Vinyl is back in a big way, and with it has returned an old article of faith that records simply sound better than digital. People describe the sound as warmer, fuller, more alive, and they will tell you that something gets lost when music is reduced to a file. It is a lovely story, and the ritual of dropping a needle on a spinning record is genuinely wonderful. But the claim that vinyl is technically superior to digital does not hold up, and understanding why actually makes you appreciate both formats more honestly. What most listeners are hearing is real, but it is not what they think it is.
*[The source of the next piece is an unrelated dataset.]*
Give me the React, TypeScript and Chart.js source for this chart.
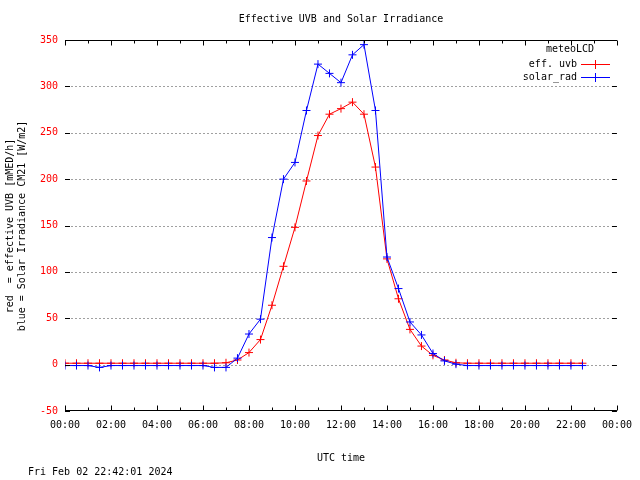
import React, { useEffect, useRef } from "react";
import { Chart, registerables } from "chart.js";

Chart.register(...registerables);

// ---- data ----
const times = [
  "00:00", "00:30", "01:00", "01:30", "02:00", "02:30", "03:00", "03:30",
  "04:00", "04:30", "05:00", "05:30", "06:00", "06:30", "07:00", "07:30",
  "08:00", "08:30", "09:00", "09:30", "10:00", "10:30", "11:00", "11:30",
  "12:00", "12:30", "13:00", "13:30", "14:00", "14:30", "15:00", "15:30",
  "16:00", "16:30", "17:00", "17:30", "18:00", "18:30", "19:00", "19:30",
  "20:00", "20:30", "21:00", "21:30", "22:00", "22:30",
];

const effUvb = [
  1.5, 1.5, 1.5, 1.5, 1.5, 1.5, 1.5, 1.5,
  1.5, 1.5, 1.5, 1.5, 1.5, 1.5, 2, 5,
  13, 27, 64, 106, 148, 198, 247, 270,
  276, 283, 270, 213, 114, 71, 38, 20,
  10, 5, 2, 1.5, 1.5, 1.5, 1.5, 1.5,
  1.5, 1.5, 1.5, 1.5, 1.5, 1.5,
];

const solarRad = [
  -1, -1, -1, -3, -1, -1, -1, -1,
  -1, -1, -1, -1, -1, -3, -3, 7,
  33, 49, 137, 200, 218, 274, 324, 314,
  304, 334, 345, 274, 116, 82, 46, 32,
  12, 4, 0.5, -1, -1, -1, -1, -1,
  -1, -1, -1, -1, -1, -1,
];

const yTicks = [-50, 0, 50, 100, 150, 200, 250, 300, 350];
const xMajorHours = [0, 2, 4, 6, 8, 10, 12, 14, 16, 18, 20, 22, 24];
const xMinorHours = [1, 3, 5, 7, 9, 11, 13, 15, 17, 19, 21, 23];

const titleText = "Effective UVB and Solar Irradiance";
const xTitle = "UTC time";
const yTitleLines = ["red  = effective UVB [mMED/h]", "blue = Solar Irradiance CM21 [W/m2]"];
const dateText = "Fri Feb 02 22:42:01 2024";
const legendTitle = "meteoLCD";
const seriesNames = ["eff. uvb", "solar_rad"];

const RED = "#ff0000";
const BLUE = "#0000ff";
const FONT = '10px "DejaVu Sans Mono", monospace';

const toHours = (t: string) => {
  const [h, m] = t.split(":").map(Number);
  return h + m / 60;
};

const fmtHour = (v: number) => `${String(Math.round(v) % 24).padStart(2, "0")}:00`;

const gnuplotPlugin = {
  id: "gnuplotFrame",
  beforeDatasetsDraw(chart: any) {
    const { ctx, chartArea, scales } = chart;
    const ys = scales.y;
    ctx.save();
    ctx.strokeStyle = "#a0a0a0";
    ctx.lineWidth = 1;
    ctx.setLineDash([2, 2]);
    for (const v of yTicks) {
      if (v === yTicks[0] || v === yTicks[yTicks.length - 1]) continue;
      const y = Math.round(ys.getPixelForValue(v)) + 0.5;
      ctx.beginPath();
      ctx.moveTo(chartArea.left + 6, y);
      ctx.lineTo(chartArea.right - 6, y);
      ctx.stroke();
    }
    ctx.restore();
  },
  afterDraw(chart: any) {
    const { ctx, chartArea, scales } = chart;
    const xs = scales.x;
    const ys = scales.y;
    const L = chartArea.left;
    const R = chartArea.right;
    const T = Math.round(chartArea.top) + 0.5;
    const B = Math.round(chartArea.bottom) - 0.5;
    ctx.save();
    ctx.setLineDash([]);
    ctx.strokeStyle = "#000";
    ctx.lineWidth = 1;
    // top and bottom axis lines
    ctx.beginPath();
    ctx.moveTo(L, T);
    ctx.lineTo(R, T);
    ctx.moveTo(L, B);
    ctx.lineTo(R, B);
    ctx.stroke();
    // x ticks
    ctx.beginPath();
    for (const h of xMajorHours) {
      const x = Math.round(xs.getPixelForValue(h)) + 0.5;
      ctx.moveTo(x, T);
      ctx.lineTo(x, T + 5);
      ctx.moveTo(x, B);
      ctx.lineTo(x, B - 5);
    }
    for (const h of xMinorHours) {
      const x = Math.round(xs.getPixelForValue(h)) + 0.5;
      ctx.moveTo(x, T);
      ctx.lineTo(x, T + 3);
      ctx.moveTo(x, B);
      ctx.lineTo(x, B - 3);
    }
    // y ticks
    for (const v of yTicks) {
      const y = Math.round(ys.getPixelForValue(v)) + 0.5;
      ctx.moveTo(L, y);
      ctx.lineTo(L + 5, y);
      ctx.moveTo(R, y);
      ctx.lineTo(R - 5, y);
    }
    ctx.stroke();

    // texts
    ctx.font = FONT;
    ctx.fillStyle = "#000";
    ctx.textBaseline = "middle";
    ctx.textAlign = "center";
    ctx.fillText(titleText, (L + R) / 2, 19);
    ctx.fillText(xTitle, (L + R) / 2, 458);
    ctx.textAlign = "left";
    ctx.fillText(dateText, 28, 472);

    // y title (rotated)
    const yc = 226;
    const xs2 = [10.5, 22.5];
    for (let i = 0; i < 2; i++) {
      ctx.save();
      ctx.textAlign = "center";
      ctx.translate(xs2[i], yc);
      ctx.rotate(-Math.PI / 2);
      ctx.fillText(yTitleLines[i], 0, 0);
      ctx.restore();
    }

    // legend
    ctx.fillStyle = "#000";
    ctx.textAlign = "center";
    ctx.fillText(legendTitle, 570, 49);
    const colors = [RED, BLUE];
    const rows = [64, 77];
    for (let i = 0; i < 2; i++) {
      ctx.fillStyle = "#000";
      ctx.textAlign = "right";
      ctx.fillText(seriesNames[i], 577, rows[i]);
      ctx.fillStyle = colors[i];
      ctx.fillRect(581, rows[i], 29, 1);
      ctx.fillRect(595, rows[i] - 4, 1, 9);
    }
    ctx.restore();
  },
};

export default function App() {
  const ref = useRef<HTMLCanvasElement | null>(null);

  useEffect(() => {
    if (!ref.current) return;
    const chart = new Chart(ref.current, {
      type: "line",
      data: {
        datasets: [
          {
            label: seriesNames[0],
            data: times.map((t, i) => ({ x: toHours(t), y: effUvb[i] })),
            borderColor: RED,
            backgroundColor: RED,
            borderWidth: 1,
            pointStyle: "cross",
            pointRadius: 4,
            pointBorderWidth: 1,
            pointBorderColor: RED,
            tension: 0,
            order: 2,
          },
          {
            label: seriesNames[1],
            data: times.map((t, i) => ({ x: toHours(t), y: solarRad[i] })),
            borderColor: BLUE,
            backgroundColor: BLUE,
            borderWidth: 1,
            pointStyle: "cross",
            pointRadius: 4,
            pointBorderWidth: 1,
            pointBorderColor: BLUE,
            tension: 0,
            order: 1,
          },
        ],
      },
      options: {
        animation: false,
        responsive: false,
        devicePixelRatio: 1,
        layout: { padding: { top: 40, right: 18, left: 0, bottom: 0 } },
        plugins: {
          legend: { display: false },
          title: { display: false },
          tooltip: { enabled: false },
        },
        scales: {
          x: {
            type: "linear",
            min: 0,
            max: 24,
            grid: { display: false, drawTicks: false, tickLength: 0 },
            border: { display: false },
            ticks: {
              stepSize: 2,
              autoSkip: false,
              maxRotation: 0,
              padding: 8,
              color: "#000",
              font: { family: '"DejaVu Sans Mono", monospace', size: 10 },
              callback: (v: any) => fmtHour(Number(v)),
            },
            afterFit: (s: any) => {
              s.height = 69;
            },
          },
          y: {
            type: "linear",
            min: -50,
            max: 350,
            grid: { display: false, drawTicks: false, tickLength: 0 },
            border: { display: false },
            ticks: {
              stepSize: 50,
              padding: 7,
              color: RED,
              font: { family: '"DejaVu Sans Mono", monospace', size: 10 },
            },
            afterFit: (s: any) => {
              s.width = 65;
            },
          },
        },
      },
      plugins: [gnuplotPlugin],
    });
    return () => chart.destroy();
  }, []);

  return (
    <div style={{ position: "fixed", left: 0, top: 0, width: 640, height: 480, background: "#fff" }}>
      <canvas ref={ref} width={640} height={480} />
    </div>
  );
}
Start with the raw technical picture, because this is where the myth runs into trouble. Digital audio, done properly, can capture the full range of frequencies a human can hear and an enormous range between the quietest and loudest sounds, with no audible distortion. Vinyl, by contrast, is a physical groove being traced by a needle, and that mechanical process introduces real limitations. It struggles with deep bass, it loses fidelity toward the inner grooves of the record, it adds surface noise, and it physically wears down a little every single time you play it. By the cold numbers, a good digital file is more accurate to the original recording than a record could ever be.
So why does vinyl often sound better to people. The biggest reason has nothing to do with the format itself and everything to do with how the music was prepared for it. Modern digital releases, especially pop and rock, are frequently mastered extremely loud, with the quiet and loud parts squashed close together to make the track jump out on the radio and on streaming. This practice, often called the loudness war, makes music fatiguing and flat. Records cannot physically tolerate that treatment, so vinyl versions are usually given a gentler master with more breathing room. The warmth people praise is largely that better master, not the groove.
There is also the pleasant coloration that vinyl adds, and this is where the word warmth really comes from. The format introduces subtle distortion and a slight softening of the highs, plus that faint background texture, and our ears often find this flattering. It is not more accurate, but accuracy is not the same as enjoyable. A little distortion can make a recording feel cozy and rounded in a way a perfectly clean signal does not. So when someone says vinyl sounds warmer, they are usually right about the experience and wrong about the cause. They are hearing pleasing imperfection, not superior fidelity.
Then there is the part nobody likes to admit, which is that a lot of what we hear is shaped by what we expect. Researchers have shown again and again that the same audio can be rated as better or worse depending on what listeners are told about it. When you have carefully cleaned a record, lowered the needle, and settled in to listen, you are primed to pay attention and to hear richness. That focused, ritualized listening is a real difference, but it lives in your attention, not in the grooves. Play the same album as background noise from a cheap file and of course it sounds worse, because you were barely listening.
None of this is an argument against vinyl. There are wonderful reasons to love records that have nothing to do with technical fidelity. The large artwork, the physical object you can hold, the deliberate act of choosing an album and sitting with it from start to finish, the connection to the history of the music, all of that is genuine and valuable. Vinyl encourages a kind of attention that streaming actively discourages, and that attention is probably the single biggest reason records feel more meaningful. The format rewards you for slowing down, and slowing down is most of the magic.
So the honest position is this. If you want the most accurate reproduction of a recording, digital wins, and it is not particularly close. If you want a warmer, softer character and a listening ritual that pulls you into the music, vinyl delivers something real that files do not. Both things can be true at once. The mistake is dressing up a preference for coloration and ritual as a claim about technical superiority, because that claim falls apart the moment you look at how the sound is actually made. Love your records for what they genuinely give you. Just know that the warmth you cherish is a feature of the imperfection, not proof that the format is better.